▶ [Problem to work on]:
Carry none of the pictures over; write out the complete data exactly.

━━━━━━━━━━━━━━━━━━━━

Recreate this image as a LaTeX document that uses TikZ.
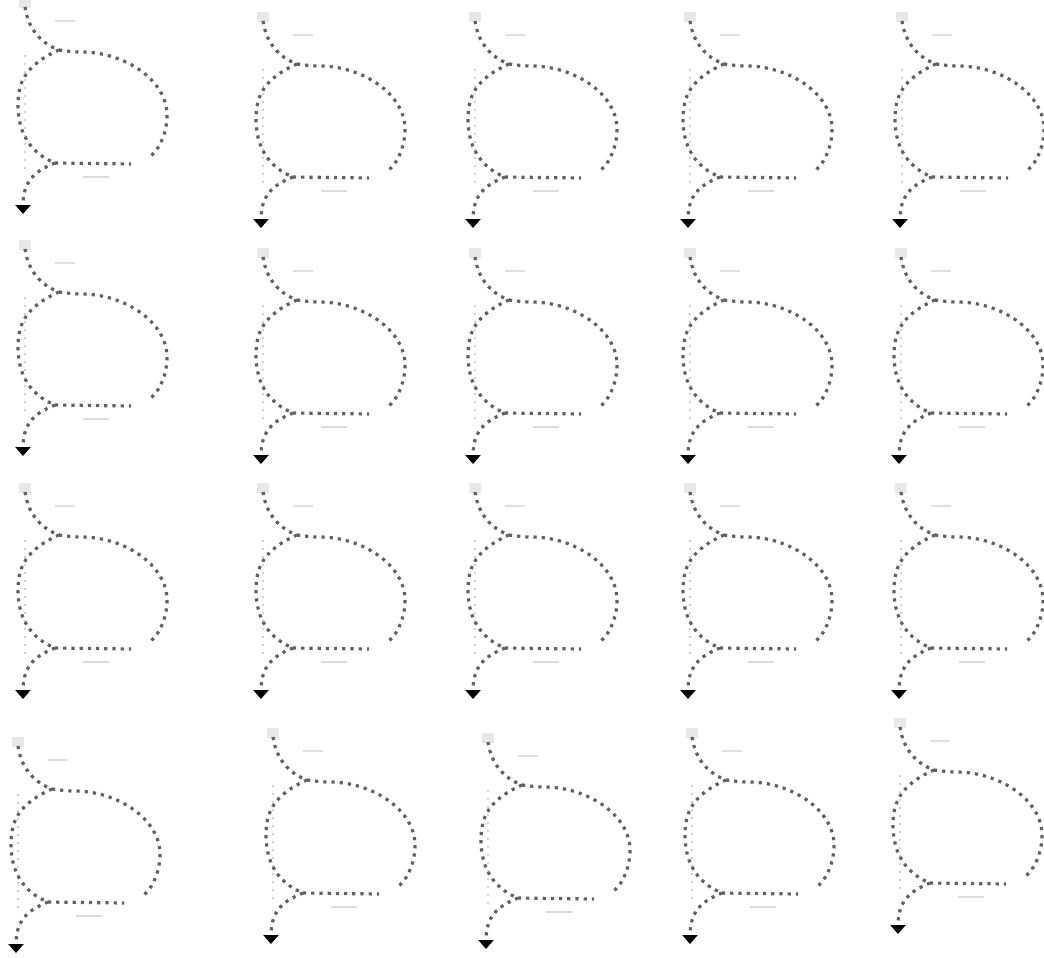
\documentclass[tikz,border=0pt]{standalone}
\usepackage{xcolor}
\usepackage{tikz}
\usetikzlibrary{arrows.meta}

\tikzset{
  trackdots/.style={draw=black!62, line width=3.2pt, dash pattern=on 3.2pt off 5pt},
  ghostdots/.style={draw=black!18, line width=1.6pt, dash pattern=on 2pt off 6pt},
  ghostmark/.style={fill=black!9},
}

\begin{document}
\begin{tikzpicture}[x=1pt,y=1pt,yscale=-1,xscale=1]
\path[use as bounding box] (0,0) rectangle (1044,958); %page is 1044 x 958

\foreach \px/\py [count=\i] in {25/3, 263/17, 475/17, 690/17, 902/17,
    25/245, 263/253, 475/253, 690/253, 901/253,
    25/488, 263/488, 475/488, 690/488, 901/488,
    18/742, 273/733, 488/738, 692/733, 900/723}
{
\begin{scope}[shift={(\px,\py)}]
% named points of one loop
\coordinate (s\i) at (0,4);
\coordinate (ja\i) at (34,47);
\coordinate (jb\i) at (30,160);
\coordinate (e\i) at (126,153);
\coordinate (b\i) at (106,161);
\coordinate (t\i) at (-2,211);

%Shape: start mark
\fill[ghostmark] (-6,-5) rectangle (6,5);
%Straight Lines: faint guide
\draw[ghostdots] (0,52) -- (0,168);
%Straight Lines: faint labels
\draw[black!12, line width=1.4pt] (30,18) -- (50,18);
\draw[black!14, line width=1.4pt] (58,174) -- (84,174);
%Curve: stem
\draw[trackdots] (s\i) .. controls (3,25) and (15,40) .. (ja\i);
%Curve: top and right side
\draw[trackdots] (ja\i) .. controls (42,48) and (48,49) .. (56,49) .. controls (101,49) and (142,78) .. (142,112) .. controls (142,128) and (136,144) .. (e\i);
%Curve: left side
\draw[trackdots] (ja\i) .. controls (0,62) and (-7,80) .. (-7,102) .. controls (-7,135) and (10,152) .. (jb\i);
%Straight Lines: bottom
\draw[trackdots] (jb\i) -- (b\i);
%Curve: tail
\draw[trackdots, -{Triangle[width=15pt,length=9pt,color=black,fill=black]}] (jb\i) .. controls (10,168) and (-2,178) .. (t\i);
\end{scope}
}
\end{tikzpicture}
\end{document}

━━━━━━━━━━━━━━━━━━━━

▶ [Worked solution]:
Recreate this image as a LaTeX document that uses TikZ.
\documentclass[tikz,border=0pt]{standalone}
\usepackage{xcolor}
\usepackage{tikz}
\usetikzlibrary{arrows.meta}

\tikzset{
  trackdots/.style={draw=black!62, line width=3.2pt, dash pattern=on 3.2pt off 5pt},
  ghostdots/.style={draw=black!18, line width=1.6pt, dash pattern=on 2pt off 6pt},
  ghostmark/.style={fill=black!9},
}

\begin{document}
\begin{tikzpicture}[x=1pt,y=1pt,yscale=-1,xscale=1]
\path[use as bounding box] (0,0) rectangle (1044,958); %page is 1044 x 958

\foreach \px/\py [count=\i] in {25/3, 263/17, 475/17, 690/17, 902/17,
    25/245, 263/253, 475/253, 690/253, 901/253,
    25/488, 263/488, 475/488, 690/488, 901/488,
    18/742, 273/733, 488/738, 692/733, 900/723}
{
\begin{scope}[shift={(\px,\py)}]
% named points of one loop
\coordinate (s\i) at (0,4);
\coordinate (ja\i) at (34,47);
\coordinate (jb\i) at (30,160);
\coordinate (e\i) at (126,153);
\coordinate (b\i) at (106,161);
\coordinate (t\i) at (-2,211);

%Shape: start mark
\fill[ghostmark] (-6,-5) rectangle (6,5);
%Straight Lines: faint guide
\draw[ghostdots] (0,52) -- (0,168);
%Straight Lines: faint labels
\draw[black!12, line width=1.4pt] (30,18) -- (50,18);
\draw[black!14, line width=1.4pt] (58,174) -- (84,174);
%Curve: stem
\draw[trackdots] (s\i) .. controls (3,25) and (15,40) .. (ja\i);
%Curve: top and right side
\draw[trackdots] (ja\i) .. controls (42,48) and (48,49) .. (56,49) .. controls (101,49) and (142,78) .. (142,112) .. controls (142,128) and (136,144) .. (e\i);
%Curve: left side
\draw[trackdots] (ja\i) .. controls (0,62) and (-7,80) .. (-7,102) .. controls (-7,135) and (10,152) .. (jb\i);
%Straight Lines: bottom
\draw[trackdots] (jb\i) -- (b\i);
%Curve: tail
\draw[trackdots, -{Triangle[width=15pt,length=9pt,color=black,fill=black]}] (jb\i) .. controls (10,168) and (-2,178) .. (t\i);
\end{scope}
}
\end{tikzpicture}
\end{document}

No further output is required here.